Hallmarks are an important art to master in a foreign country. I really could have walked to Syria, God!
Love and Good Vibes
Despite getting lost, the staring and discriminatory incidences, there was bliss a time or two. MMF’14 team was one of a kind. Whenever we stayed in, we cooked for each other traditional meals. The Organizing Committee (OC) was always with us right from the president (OCP) which I found quite humbling. Every Friday evening, the OC would organize a house party for us or we would go clubbing.
Also, because I was different, I received bountiful dinner and lunch invitations from parents, teachers, and students from both my school and my colleagues’ schools. I did get to interact with Turkish families and experience the pompous role of the husbands; submissive role of the wives; and dutiful role of the children while at the home.
Goodies are good!
Turkish food is heaven on earth. By the time I was returning to Kenya, I looked like I would burst out of my skin. The school lunch at Çağdaş Bilgi especially, damn!
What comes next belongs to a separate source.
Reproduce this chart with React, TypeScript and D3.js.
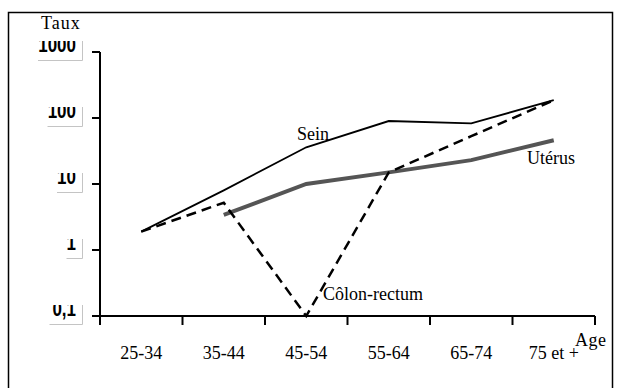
import React from "react";
import * as d3 from "d3";

const categories = ["25-34", "35-44", "45-54", "55-64", "65-74", "75 et +"];
const seinValues = [1.9, 8, 36, 90, 83, 186];
const colonValues = [1.9, 5.2, 0.1, 15, 53, 186];
const uterusValues: (number | null)[] = [null, 3.4, 10, 15, 23, 46];
const yTicks = [0.1, 1, 10, 100, 1000];
const yTickLabels = ["0,1", "1", "10", "100", "1000"];

const W = 617;
const H = 388;
const serifStyle = { fontFamily: "'Liberation Serif', 'DejaVu Serif', serif", fontSize: 18 };

export default function App() {
  const x = d3.scalePoint<string>().domain(categories).range([100, 595]).padding(0.5);
  const y = d3.scaleLog().domain([0.1, 1000]).range([316, 52]);
  const step = x.step();
  const tickXs = d3.range(categories.length + 1).map((i) => 100 + i * step);

  const line = d3
    .line<number | null>()
    .defined((d) => d !== null)
    .x((_, i) => x(categories[i]) as number)
    .y((d) => y(d as number));

  return (
    <svg width={W} height={H} style={{ position: "absolute", left: 0, top: 0, background: "#fff" }}>
      <defs>
        {yTicks.map((t, i) => (
          <clipPath id={"clip" + i} key={i}>
            <rect x={20} y={y(t) - 11} width={62} height={20} />
          </clipPath>
        ))}
      </defs>
      {/* outer frame */}
      <rect x={8.5} y={12.5} width={604} height={400} fill="none" stroke="#000" strokeWidth={1.5} />

      {/* y tick labels, top cut off like the original */}
      {yTicks.map((t, i) => {
        const ty = y(t);
        const w = yTickLabels[i].length * 9.5 + (yTickLabels[i].includes(",") ? -2 : 0);
        return (
          <g key={i}>
            <g clipPath={`url(#clip${i})`}>
              <text
                transform={`translate(76,${ty}) scale(1,1.3)`}
                textAnchor="end"
                style={{ fontFamily: "'Liberation Sans', Arial, sans-serif", fontSize: 17, fontWeight: 600 }}
                fill="#000"
              >
                {yTickLabels[i]}
              </text>
            </g>
            <path
              d={`M${76 - w},${ty + 8.5}H82.5V${ty - 11}`}
              fill="none"
              stroke="#c4c4c4"
              strokeWidth={1}
            />
          </g>
        );
      })}

      {/* axes */}
      <line x1={100} x2={100} y1={y(1000)} y2={y(0.1)} stroke="#000" strokeWidth={2} />
      {yTicks.map((t, i) => (
        <line key={i} x1={92} x2={100} y1={y(t)} y2={y(t)} stroke="#000" strokeWidth={2} />
      ))}
      <line x1={92} x2={595} y1={316} y2={316} stroke="#000" strokeWidth={2} />
      {tickXs.map((tx, i) => (
        <line key={i} x1={tx} x2={tx} y1={316} y2={325} stroke="#000" strokeWidth={2} />
      ))}
      {categories.map((c) => (
        <text key={c} x={x(c)} y={359} textAnchor="middle" style={serifStyle}>
          {c}
        </text>
      ))}

      {/* series */}
      <path d={line(uterusValues) || ""} fill="none" stroke="#555" strokeWidth={4} />
      <path d={line(seinValues) || ""} fill="none" stroke="#000" strokeWidth={1.8} />
      <path
        d={line(colonValues) || ""}
        fill="none"
        stroke="#000"
        strokeWidth={2.5}
        strokeDasharray="10,6"
      />

      {/* labels */}
      <text x={41} y={29} style={{ ...serifStyle, letterSpacing: 1 }}>
        Taux
      </text>
      <text x={575} y={346} style={{ ...serifStyle, letterSpacing: 0.5 }}>
        Age
      </text>
      <text x={297} y={140} style={serifStyle}>
        Sein
      </text>
      <text x={527} y={164} style={serifStyle}>
        Utérus
      </text>
      <text x={323} y={300} style={serifStyle}>
        Côlon-rectum
      </text>
    </svg>
  );
}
The men, my friend, are pulled-out-of-a-soap-opera handsome. Jaysus! The statistics I am accustomed to in Kenya is; out of a crowd of a thousand, 80% are beautiful women, 10% handsome men and 10% of ordinary looks. However, in Turkey the statistic was 80% handsome men and 20% beautiful women, in my perspective. It’s sad though that English is a serious struggle for the majority of Turks so when flirting, sign language would probably work better than verbal exchange. But hey… props to Google! When you are having a conversation with a Turk and they are on their phone. Keep calm. They are not ignoring you. It’s Google translate!
Moreover, their sceneries are breathtaking. We visited historical cafés, amusement parks, and museums. We would make road trips to other cities over the weekend. We visited the ice cream city, Kahramanmaras; the sea side, Rumkale; and the religious city, Sanliurfa among other places. Turks homes are generally adorned with expensive and artistic assets. The main house structures are apartments.
At the end of the trip, I felt different. More like I had a new set of eyes. I had also grown to love someone from Afghanistan, China, Indonesia, Morocco, Pakistan, Serbia, Taiwan, Tunisia and Turkey. I miss you guys. When the project was coming to an end, we had to set ourselves up in groups and prepared short films. During the gala night, my team’s film won the Most Creative Film Award. I am enormously grateful to everyone who gave me the experience of a lifetime; the MMF’14 organising commitee topping the list.
The highlights of my trip reside in this picture. I met someone who changed my whole perspective of love and true connection between human beings. He took this picture while I sat across him in his favorite restaurant and let him make the best of me. Don’t I look so adorable? Yet I had been crying the entire night after the incident with the weirdo who cornered me as I walked home at night. You…yes you, will always be a part of me. And I hope that everyone who gets to be with you every day, loves you as you deserve.
On the whole, going away from home is something that elevates some and re-creates others. But no one can tell the story better than you can. Travel. Make your story. And if you already have one, share!